O professor de Direito do Desporto Lúcio Correia estranha e questiona se não terá havido precipitação na decisão do Conselho de Disciplina (CD) da Federação Portuguesa de Futebol (FPF) de instaurar um processo disciplinar à Benfica SAD, na sequência de um mega-processo que investiga factos que podem incorrer no crime de corrupção desportiva.

O CD admite a possibilidade de surgirem novas informações relevantes que podem levar a uma nova avaliação da atuação da SAD benfiquista à luz da justiça desportiva. Lúcio Correia estranha a abertura de um processo sobre factos que estão em segredo de justiça.

"O que causa estranheza é o fato de o Conselho de Disciplina ter aberto um processo disciplinar sem que antes o Ministério Público tenha deduzido acusação, e é o Ministério Público que tem todos os factos, que estão em segredo de justiça. Só depois da acusação é que os arguidos que são constituídos ao longo do processo têm conhecimento dos factos que contra si são deduzidos e, normalmente, só depois disto é que surge a justiça desportiva. Porque a justiça desportiva tem a obtenção de meios de prova muito limitados. Fica a aguardar os resultados dos processos criminais para, depois, o Conselho de Disciplina pedir uma certidão ao Ministério Público, para poder conduzir o processo desportivo", recorda.

Para Lúcio Correia, a decisão só se justifica se o CD tiver conhecimento de factos suficientes para acusar a SAD do Benfica, algo que por si só já suscita dúvidas, dado que também é necessário responder pela sua obtenção. Se, pelo contrário, o organismo federativo não tiver material para uma acusação, "se calhar, foi um pouco precipitado":

"Se existem esses factos, há um prazo para deduzir acusação, sendo certo que o conhecimento desses factos e de quando ocorreram também são importantes para que se faça agora acusação e não se tivesse feito anteriormente.

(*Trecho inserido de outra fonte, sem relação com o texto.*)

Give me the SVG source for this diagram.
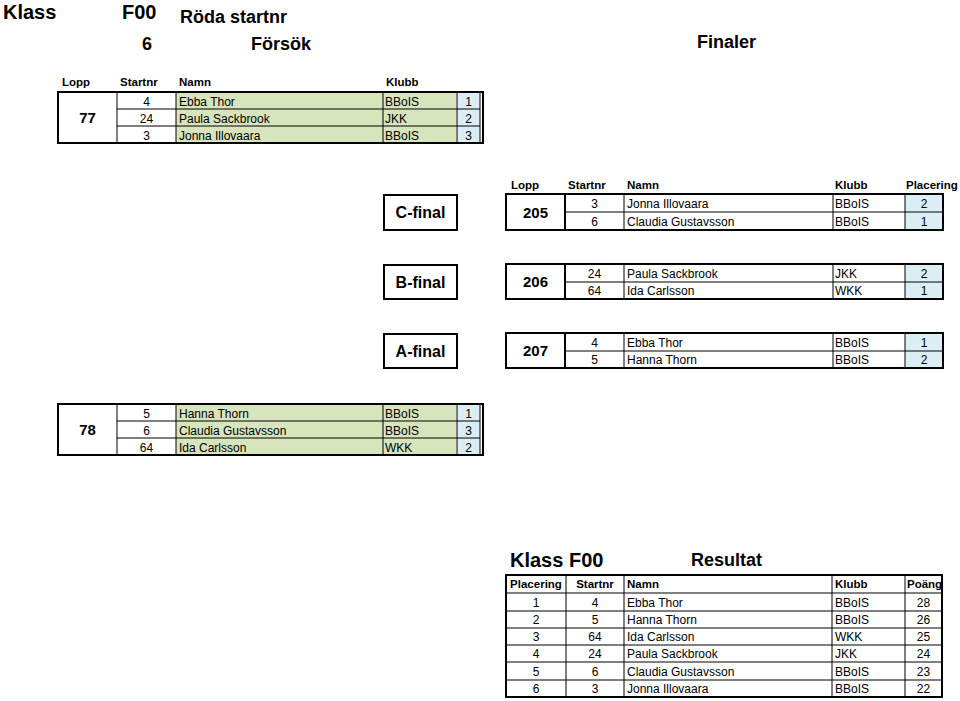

Porque os factos por que a Benfica SAD foi constituída arguida não são novos, já têm muito tempo, e também há um prazo que o Conselho de Disciplina tem para poder promover essa acusação."

Conselho de Disciplina tem de ser transparente


Nestas declarações à Renascença, Lúcio Correia sublinha que, se o CD da FPF tiver "dados novos ou importantes" para uma acusação, é seu dever entregá-los ao Ministério Público: "É isso que diz a lei."

"Se os órgãos de justiça desportiva tiverem dados que possam ser crime, têm o dever de participá-los", frisa o professor de Direito do Desporto.

Lúcio Correia não sabe "se os factos que estão no processo criminal são exatamente os mesmos que estão no processo desportivo". No entanto, seja qual for o caso, "normalmente aguarda-se pelo fim da investigação e depois deduz-se uma só acusação, quanto a todos os factos".

"Não se faz acusações parcelares ou acusações quanto a um determinado tipo de crime, depois fecha-se o processo e abre-se outro, para outro tipo de crime. Agora, caberá ao Conselho Disciplina esclarecer a SAD do Benfica e todos os intervenientes porque é que o fez", conclui.